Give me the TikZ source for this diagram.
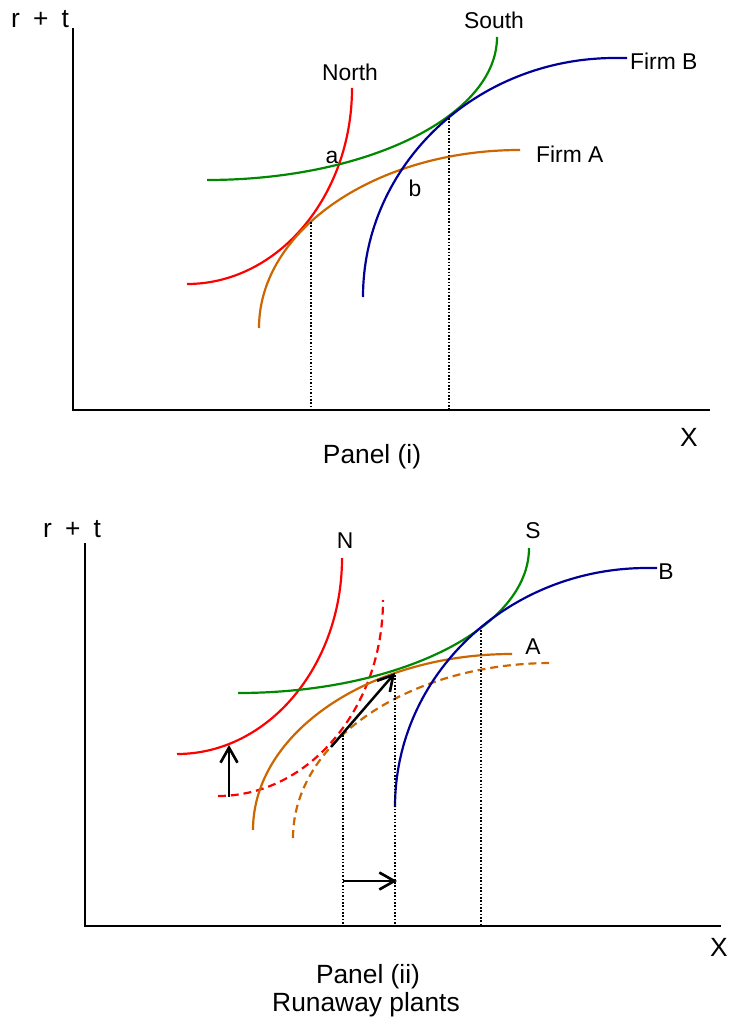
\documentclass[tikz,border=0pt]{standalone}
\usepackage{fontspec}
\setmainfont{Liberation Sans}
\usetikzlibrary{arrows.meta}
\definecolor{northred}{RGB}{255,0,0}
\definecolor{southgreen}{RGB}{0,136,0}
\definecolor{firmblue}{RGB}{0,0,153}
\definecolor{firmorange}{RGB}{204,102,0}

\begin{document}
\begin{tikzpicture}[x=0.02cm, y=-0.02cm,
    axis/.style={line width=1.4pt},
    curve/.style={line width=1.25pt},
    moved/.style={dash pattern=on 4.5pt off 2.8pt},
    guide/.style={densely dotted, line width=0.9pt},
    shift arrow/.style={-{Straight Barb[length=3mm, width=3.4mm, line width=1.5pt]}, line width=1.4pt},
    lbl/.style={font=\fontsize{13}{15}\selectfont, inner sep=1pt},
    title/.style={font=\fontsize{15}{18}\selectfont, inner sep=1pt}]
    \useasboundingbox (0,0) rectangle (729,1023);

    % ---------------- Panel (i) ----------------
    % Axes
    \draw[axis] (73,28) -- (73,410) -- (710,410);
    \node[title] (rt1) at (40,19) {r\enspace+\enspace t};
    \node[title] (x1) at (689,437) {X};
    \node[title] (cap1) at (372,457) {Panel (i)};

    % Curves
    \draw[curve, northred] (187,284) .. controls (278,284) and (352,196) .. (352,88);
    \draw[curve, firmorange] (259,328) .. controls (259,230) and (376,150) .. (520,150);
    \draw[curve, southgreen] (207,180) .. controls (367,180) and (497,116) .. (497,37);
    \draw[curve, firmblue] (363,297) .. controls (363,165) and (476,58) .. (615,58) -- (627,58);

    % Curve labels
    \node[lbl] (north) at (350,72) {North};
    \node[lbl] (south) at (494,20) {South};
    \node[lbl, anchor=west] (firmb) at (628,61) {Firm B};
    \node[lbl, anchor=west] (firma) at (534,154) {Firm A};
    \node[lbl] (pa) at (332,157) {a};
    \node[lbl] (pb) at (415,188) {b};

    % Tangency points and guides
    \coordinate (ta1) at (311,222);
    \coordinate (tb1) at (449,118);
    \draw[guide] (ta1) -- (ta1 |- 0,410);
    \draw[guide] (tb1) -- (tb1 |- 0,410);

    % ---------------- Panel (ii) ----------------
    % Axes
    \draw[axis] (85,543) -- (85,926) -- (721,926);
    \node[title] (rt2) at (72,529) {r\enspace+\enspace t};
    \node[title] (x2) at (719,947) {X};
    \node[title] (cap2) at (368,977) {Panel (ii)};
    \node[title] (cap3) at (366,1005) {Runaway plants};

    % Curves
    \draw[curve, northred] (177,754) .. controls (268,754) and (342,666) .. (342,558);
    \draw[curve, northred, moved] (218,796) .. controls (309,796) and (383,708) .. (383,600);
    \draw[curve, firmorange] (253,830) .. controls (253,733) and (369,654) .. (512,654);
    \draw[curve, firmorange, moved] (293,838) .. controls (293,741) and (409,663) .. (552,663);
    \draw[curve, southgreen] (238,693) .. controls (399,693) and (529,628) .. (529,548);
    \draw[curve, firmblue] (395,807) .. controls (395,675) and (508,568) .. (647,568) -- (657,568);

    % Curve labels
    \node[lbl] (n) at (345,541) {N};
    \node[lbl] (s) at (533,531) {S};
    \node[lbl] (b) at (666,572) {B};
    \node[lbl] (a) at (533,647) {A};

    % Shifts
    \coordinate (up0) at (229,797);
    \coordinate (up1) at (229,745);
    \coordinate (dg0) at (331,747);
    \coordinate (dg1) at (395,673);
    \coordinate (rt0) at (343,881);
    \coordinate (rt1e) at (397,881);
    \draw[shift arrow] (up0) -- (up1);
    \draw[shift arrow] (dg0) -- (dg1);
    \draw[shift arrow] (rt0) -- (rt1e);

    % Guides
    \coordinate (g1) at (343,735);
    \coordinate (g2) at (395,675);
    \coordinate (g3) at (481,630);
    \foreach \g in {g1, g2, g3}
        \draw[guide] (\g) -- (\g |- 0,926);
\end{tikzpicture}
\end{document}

WRITTEN EXERCISE: Exactly reproduce the run of lines from the start of the listing through the line with "(615,58) -- (627,58);", inclusive; pictures are not copied.

WRITTEN SOLUTION:
Give me the TikZ source for this diagram.
\documentclass[tikz,border=0pt]{standalone}
\usepackage{fontspec}
\setmainfont{Liberation Sans}
\usetikzlibrary{arrows.meta}
\definecolor{northred}{RGB}{255,0,0}
\definecolor{southgreen}{RGB}{0,136,0}
\definecolor{firmblue}{RGB}{0,0,153}
\definecolor{firmorange}{RGB}{204,102,0}

\begin{document}
\begin{tikzpicture}[x=0.02cm, y=-0.02cm,
    axis/.style={line width=1.4pt},
    curve/.style={line width=1.25pt},
    moved/.style={dash pattern=on 4.5pt off 2.8pt},
    guide/.style={densely dotted, line width=0.9pt},
    shift arrow/.style={-{Straight Barb[length=3mm, width=3.4mm, line width=1.5pt]}, line width=1.4pt},
    lbl/.style={font=\fontsize{13}{15}\selectfont, inner sep=1pt},
    title/.style={font=\fontsize{15}{18}\selectfont, inner sep=1pt}]
    \useasboundingbox (0,0) rectangle (729,1023);

    % ---------------- Panel (i) ----------------
    % Axes
    \draw[axis] (73,28) -- (73,410) -- (710,410);
    \node[title] (rt1) at (40,19) {r\enspace+\enspace t};
    \node[title] (x1) at (689,437) {X};
    \node[title] (cap1) at (372,457) {Panel (i)};

    % Curves
    \draw[curve, northred] (187,284) .. controls (278,284) and (352,196) .. (352,88);
    \draw[curve, firmorange] (259,328) .. controls (259,230) and (376,150) .. (520,150);
    \draw[curve, southgreen] (207,180) .. controls (367,180) and (497,116) .. (497,37);
    \draw[curve, firmblue] (363,297) .. controls (363,165) and (476,58) .. (615,58) -- (627,58);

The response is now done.